My habit of adjusting the rings on my fingers with the middle finger and pinky of each hand made me feel a bit silly without my engagement ring. I found the original Shane Co box that my wedding set had come in and enshrined my wedding band inside. I closed the fuzzy gray box up inside the dark red box that it had come in, and placed the ring that I wear on my right hand on top of it, determining not to wear either ring until I could wear all three together.

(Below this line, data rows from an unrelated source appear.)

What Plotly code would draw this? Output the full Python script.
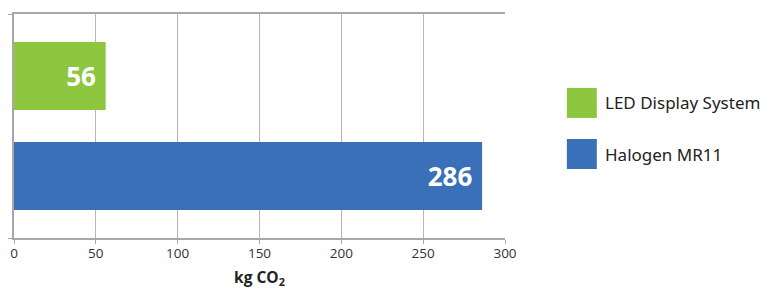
import plotly.graph_objects as go

series_names = ["Halogen MR11", "LED Display System"]
series_values = [286, 56]
series_colors = ["#3a70b8", "#8dc63f"]
category = [""]
x_ticks = [0, 50, 100, 150, 200, 250, 300]

PAD = "\u00a0"

fig = go.Figure()
for name, val, col in zip(series_names, series_values, series_colors):
    fig.add_trace(go.Bar(
        y=category, x=[val], name=name, orientation="h",
        marker=dict(color=col, line=dict(width=0)),
        text=[f"{val}{PAD}"], textposition="inside", insidetextanchor="end",
        textfont=dict(family="Open Sans", size=26, color="white", weight="bold"),
        cliponaxis=False, showlegend=False,
    ))

# legend drawn as swatches + labels (LED on top)
legend_items = list(zip(series_names, series_colors))[::-1]
for i, (name, col) in enumerate(legend_items):
    y_top = 0.670 - i * 0.228
    fig.add_shape(type="rect", xref="paper", yref="paper",
                  x0=1.126, x1=1.187, y0=y_top - 0.134, y1=y_top,
                  fillcolor=col, line=dict(width=0))
    fig.add_annotation(xref="paper", yref="paper", x=1.199, y=y_top - 0.067,
                       text=name, showarrow=False, xanchor="left", yanchor="middle",
                       font=dict(family="Noto Sans", size=17, color="#222"))

fig.update_layout(
    width=778, height=289,
    margin=dict(l=14, r=273, t=14, b=51, autoexpand=False),
    paper_bgcolor="white", plot_bgcolor="white",
    barmode="group", bargap=0.107, bargroupgap=0.32,
    font=dict(family="Open Sans", color="#333"),
    xaxis=dict(
        range=[0, 300], tickvals=x_ticks, ticks="outside", ticklen=4,
        tickcolor="#a8a8a8", showgrid=True, gridcolor="#b8b8b8", gridwidth=1,
        showline=True, linecolor="#a8a8a8", linewidth=1.5, mirror=True,
        zeroline=False, tickfont=dict(size=13.5, color="#333"), automargin=False,
        ticklabelstandoff=-2,
        title=dict(text="<b>kg CO<sub>2</sub></b>", font=dict(size=15.5, color="#222"), standoff=12),
    ),
    yaxis=dict(
        showticklabels=False, ticks="outside", tickson="boundaries", ticklen=4,
        tickcolor="#a8a8a8", showline=True, linecolor="#a8a8a8", linewidth=1.5,
        showgrid=False, zeroline=False, automargin=False,
    ),
)

fig.write_html("out.html", config={"displayModeBar": False},
               post_script="document.body.style.margin='0';")
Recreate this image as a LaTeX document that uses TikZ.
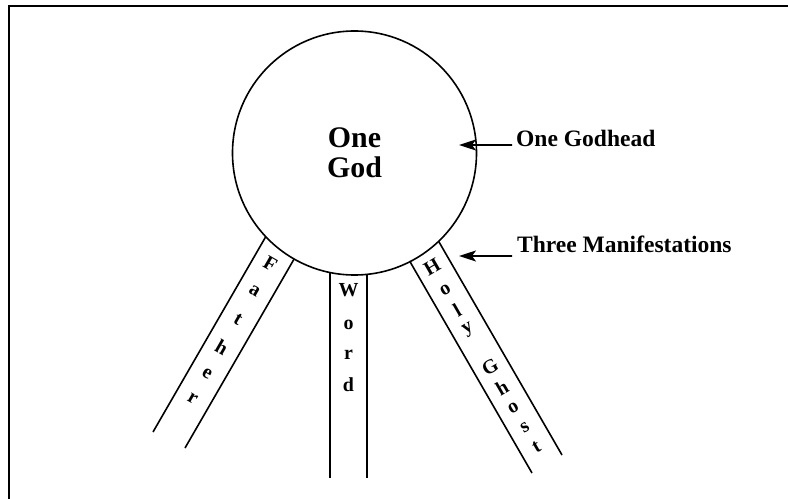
\documentclass[tikz,border=0pt]{standalone}
\usepackage{fontspec}
\setmainfont{Liberation Serif}
\usetikzlibrary{arrows.meta,calc}

\begin{document}
\begin{tikzpicture}[x=1bp, y=-1bp, >={Stealth[length=17bp,width=11bp,inset=4bp]},
    frame/.style={line width=2.6bp},
    beam/.style={line width=1.6bp},
    arr/.style={->, line width=1.8bp},
    lab/.style={font=\fontsize{23.6}{28}\selectfont\bfseries, inner sep=0pt},
    ltr/.style={font=\fontsize{20}{20}\selectfont\bfseries, inner sep=0pt}]
  \useasboundingbox (0,0) rectangle (788,499);
  \draw[frame] (9,499) -- (9,6) -- (788,6);
  % beams, drawn first so the circle covers their top ends
  \draw[beam] (153,432) -- +(-60:260);
  \draw[beam] (185,448) -- +(-60:260);
  \draw[beam] (330,478) -- (330,200);
  \draw[beam] (367,478) -- (367,200);
  \draw[beam] (532,473) -- +(240:260);
  \draw[beam] (562,455) -- +(240:260);
  \node[draw, circle, fill=white, line width=1.6bp, minimum size=244bp, inner sep=0pt,
    align=center, font=\fontsize{30}{30}\selectfont\bfseries] (god) at (354.5,153) {One\\God};
  % letters along the beams
  \coordinate (fbot) at (168,441);
  \coordinate (hbot) at (546,464);
  \foreach \c/\s [count=\i] in {F/205,a/173,t/140,h/108,e/78,r/49}
    \node[ltr, rotate=-30] (fa\i) at ($(fbot)+(-60:\s)$) {\c};
  \foreach \c/\y [count=\i] in {W/290,o/325,r/355,d/385}
    \node[ltr] (wo\i) at (348.5,\y) {\c};
  \foreach \c/\s [count=\i] in {H/228,o/201,l/178,y/155,G/112,h/88,o/65,s/42,t/19}
    \node[ltr, rotate=30] (hg\i) at ($(hbot)+(240:\s)$) {\c};
  % labels
  \node[lab, anchor=base west] (gh) at (516,147) {One Godhead};
  \node[lab, anchor=base west] (tm) at (517,253) {Three Manifestations};
  \coordinate (ghtip) at (459,145);
  \coordinate (tmtip) at (459,256);
  \draw[arr] ([xshift=-4bp,yshift=2bp]gh.base west) -- (ghtip);
  \draw[arr] ([xshift=-5bp,yshift=-3bp]tm.base west) -- (tmtip);
\end{tikzpicture}
\end{document}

Last night we were driving home from getting boxes at Home Depot in town. “There’s that rental place my dad told me about,” I said to my husband, pointing at the glowing green and yellow sign, “where we can rent the metal detector.” We learned that we were going to move about a week ago, and since then my husband has been packing up boxes of books every night. I’ve been preoccupied making baby shower invitations, but I have been secretly planning to look for my ring when I start packing. I thought I would shake out sheets, look under large pieces of furniture, etc.


Today I am finishing up making the baby shower invitations for my sister-in-law. Every one I make is cuter than the last, and I love them all. The worst part about working with paper is that lots of tiny pieces of it get everywhere. There aren’t so many that it necessitates the trash can being moved over to the table where I’m working, but if I leave the tiny pieces in a pile next to me to throw away later, my two year old comes along and blows gently on it, making sure that the tiny pieces get spread everywhere. On the ledge of the window between the kitchen and the dining room, I keep a gift bag full of fancy chocolate that I won at some function. The other day I noticed the bag splitting along the side, so I decided to use it for storing tiny pieces of paper until I could take them to the garbage can, and figured that would both keep them all in one place and be less tempting for my mischievous two year old.


I removed the chocolate.


There, in the bottom of the bag, was my engagement ring.


I called my husband. He was in a meeting and didn’t answer. I texted him and then called my mother, sobbing with joy. “What happened?!” she cried, scared that something terrible had happened to one of my children. “I found my engagement ring!” I exclaimed. I told my friends on Skype, emailed the police officer whose time I had wasted, updated my facebook status, then called my mother-in-law. Tomorrow I will go tell the ladies in the apartment complex’s office.


I can wear it on a trip to a water park without worrying. I can show it off on a trip all the way to the Bahamas and back. It stays on my finger during two C-sections (not in a row, of course, but properly two years apart).


Why is it that the most stressful time for me is when my ring has hidden itself away, safe inside a bag in our apartment?